My Travel Buddy (Day #17)

I’ve said it before and I’ll say it again:  I am a big believer in self-fulfilling prophecies.  I believe that the way we perceive our circumstances has the power to alter those circumstances.  Consequently, I think that the words we use to describe ourselves and our lives matter.

Which is exactly why I resist using words like “fussy” and “irritable” and “cranky” to describe my child.  Sure, I can acknowledge that there are moments when she ACTS fussy or irritable or cranky, but that doesn’t mean she IS those things.  On the contrary!  She’s sweet and pleasant and calm and quiet.

And I am full of shit.

Here’s what is true:  my child is a great sleeper.  She’s a good eater.  She’s a skilled pooper (assuming the criteria for pooping skills is frequency and quantity, with extra points for overflowing out of your diaper).

It’s the in-between times that she struggles with.  When she’s not sleeping, eating or filling her diaper to its brim, she’s fussy and irritable and cranky.  (Husband and Dad will read this and disagree.  They will call her “vocal” and “spirited” and “lively” instead.  I like these words.  I like the idea that they describe my daughter.  But c’mon people.  It’s time to call a spade a spade).

The point here is not to complain.  I am not, in fact, complaining.  Far from it.  I’m actually just about to pay my little fusspot a major compliment.

She is an excellent travel buddy.

Lil Mil is, generally, fussy and irritable and cranky.  That is, when we’re at home.

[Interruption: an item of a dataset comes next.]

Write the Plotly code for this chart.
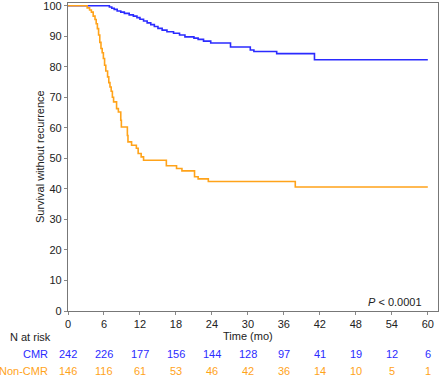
import plotly.graph_objects as go

# Kaplan-Meier step data (time in months, survival %)
cmr_time = [0, 6.9, 7.3, 7.7, 8.2, 8.8, 9.4, 10.2, 10.9, 11.5, 12.0, 12.6, 13.2, 13.8, 14.4, 15.0,
            15.7, 16.5, 17.6, 18.6, 19.5, 21.0, 21.7, 22.6, 23.8, 27.1, 30.4, 31.0, 34.8, 41.1, 60]
cmr_surv = [100, 99.6, 99.2, 98.8, 98.3, 97.9, 97.5, 97.0, 96.6, 96.1, 95.6, 95.0, 94.4, 93.8, 93.2, 92.6,
            92.0, 91.5, 91.0, 90.4, 89.8, 89.4, 89.0, 88.4, 87.8, 86.5, 85.5, 85.0, 84.3, 82.3, 82.3]

non_time = [0, 3.2, 3.6, 3.9, 4.2, 4.5, 4.7, 4.9, 5.1, 5.3, 5.5, 5.7, 5.9, 6.1, 6.3, 6.6, 6.8, 7.0,
            7.2, 7.4, 7.6, 8.1, 8.4, 8.8, 8.9, 9.9, 10.0, 10.6, 11.4, 11.7, 12.2, 12.6, 16.4, 18.1,
            19.0, 21.1, 21.7, 23.4, 37.9, 60]
non_surv = [100, 99.3, 98.6, 97.9, 96.6, 95.5, 94.1, 92.5, 90.4, 88.0, 86.0, 84.6, 82.7, 80.5, 78.6,
            76.7, 74.8, 73.4, 72.0, 70.0, 68.5, 66.3, 65.2, 62.5, 60.3, 57.5, 55.4, 54.3, 53.3, 51.6,
            50.5, 49.4, 47.6, 46.7, 45.9, 44.0, 43.3, 42.4, 40.6, 40.6]

risk_times = [0, 6, 12, 18, 24, 30, 36, 42, 48, 54, 60]
risk_cmr = [242, 226, 177, 156, 144, 128, 97, 41, 19, 12, 6]
risk_non = [146, 116, 61, 53, 46, 42, 36, 14, 10, 5, 1]

BLUE = "#2b2bff"
ORANGE = "#ffa31a"
TXT = "#222222"
FONT = "Liberation Sans, Arial, sans-serif"

# plot area geometry (pixels)
L, R, T, B = 68, 2, 3, 67
PW = 440 - L - R
PH = 378 - T - B


def px_x(px):
    return (px - L) / PW


def px_y(py):
    return (378 - B - py) / PH


fig = go.Figure()
fig.add_trace(go.Scatter(x=cmr_time, y=cmr_surv, mode="lines", line=dict(color=BLUE, width=1.6, shape="hv"),
                         showlegend=False, hoverinfo="skip"))
fig.add_trace(go.Scatter(x=non_time, y=non_surv, mode="lines", line=dict(color=ORANGE, width=1.6, shape="hv"),
                         showlegend=False, hoverinfo="skip"))

ann = []
ann.append(dict(text="Survival without recurrence", xref="paper", x=px_x(40), yref="paper", y=0.5,
                textangle=-90, showarrow=False, xanchor="center", yanchor="middle",
                font=dict(size=11, color=TXT)))
ann.append(dict(text="Time (mo)", xref="paper", x=px_x(248), yref="paper", y=px_y(336),
                showarrow=False, xanchor="center", yanchor="middle", font=dict(size=11, color=TXT)))
ann.append(dict(text="N at risk", xref="paper", x=px_x(8), yref="paper", y=px_y(337),
                showarrow=False, xanchor="left", yanchor="middle", font=dict(size=11, color=TXT)))
ann.append(dict(text="CMR", xref="paper", x=px_x(50), yref="paper", y=px_y(354), showarrow=False,
                xanchor="right", yanchor="middle", font=dict(size=11, color=BLUE)))
ann.append(dict(text="Non-CMR", xref="paper", x=px_x(50), yref="paper", y=px_y(370.5), showarrow=False,
                xanchor="right", yanchor="middle", font=dict(size=11, color=ORANGE)))
for t, a, b in zip(risk_times, risk_cmr, risk_non):
    ann.append(dict(text=str(a), x=t, xref="x", y=px_y(354), yref="paper", showarrow=False,
                    xanchor="center", yanchor="middle", font=dict(size=11, color=BLUE)))
    ann.append(dict(text=str(b), x=t, xref="x", y=px_y(370.5), yref="paper", showarrow=False,
                    xanchor="center", yanchor="middle", font=dict(size=11, color=ORANGE)))
ann.append(dict(text="<i>P</i> < 0.0001", xref="paper", x=px_x(424), yref="paper", y=px_y(301.5),
                showarrow=False, xanchor="right", yanchor="middle", font=dict(size=11, color=TXT)))

fig.update_layout(
    width=440, height=378,
    margin=dict(l=L, r=R, t=T, b=B, autoexpand=False),
    paper_bgcolor="white", plot_bgcolor="white",
    font=dict(family=FONT, size=11, color=TXT),
    annotations=ann,
    xaxis=dict(range=[0, 61.7], tickvals=risk_times, ticks="outside", ticklen=3, tickcolor="#888",
               showline=True, linecolor="#777", linewidth=1.2, mirror=True, showgrid=False, zeroline=False,
               automargin=False, ticklabeloverflow="allow", tickfont=dict(size=11, color=TXT)),
    yaxis=dict(range=[0, 100.9], tickvals=list(range(0, 101, 10)), ticks="outside", ticklen=3,
               tickcolor="#888", showline=True, linecolor="#777", linewidth=1.2, mirror=True,
               showgrid=False, zeroline=False, automargin=False, ticklabeloverflow="allow",
               tickfont=dict(size=11, color=TXT)),
)

fig.write_html("out.html", config={"displayModeBar": False},
               post_script="document.body.style.margin='0';document.body.style.overflow='hidden';")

For the past three days, I’ve made an effort to get out of the house.  On Monday, we went to a movie.  On Tuesday, we ran errands and visited a friend.  Today, we’re parked in the cafe at a Borders bookstore.  And in each case, Lil Mil has sat quietly in her car seat, wide awake, just … chillin.’  Calm.  Relaxed.  Happy as can be.  Not fussy, not irritable, not cranky.  Not at all.

It’s remarkable, really.  So remarkable as to be a bit disconcerting.  Why is she so different when she’s at home?  Is there something wrong with our house?  Or is it just that she, like her mama, is happier when she’s out and about?

Either way, I’m not complaining.  I’ve accomplished more in the last three days that I’ve have in the previous ten, in large part because I’ve been working at coffee shops and bookstores and floors of bookstores (It was raining.  B&N was packed.  I improvised).  So if Lil Mil would rather be out on the town than stuck at home (and yes, by “out on the town,” I mean sitting somewhere with a working bathroom and free WiFi), then she and I are a good team.

Who knows – my daughter could decide tomorrow that she doesn’t like being jostled and jerked around and buckled in and out of carseats and baby carriers.  But I sorta doubt it.  As silly as it sounds, I think Lil Mil knows that our daily expeditions are good for us.  I think she knows that her mom needs the time away from home, needs to feel a little like her old self – a person who had the luxury of spending hours at a cafe, sipping lattes as she whittled away at the world she was trying to create.

So I guess I’m thankful for my daughter’s fussiness.  Blessed by her irritability.  Because now I have no excuse. Now I know that if I get us both out of the house, she’ll happily give me the two, three, even four hours I need.   And you know what?  Because she’s there next to me, those hours are more productive than they ever could’ve been when I was flying solo.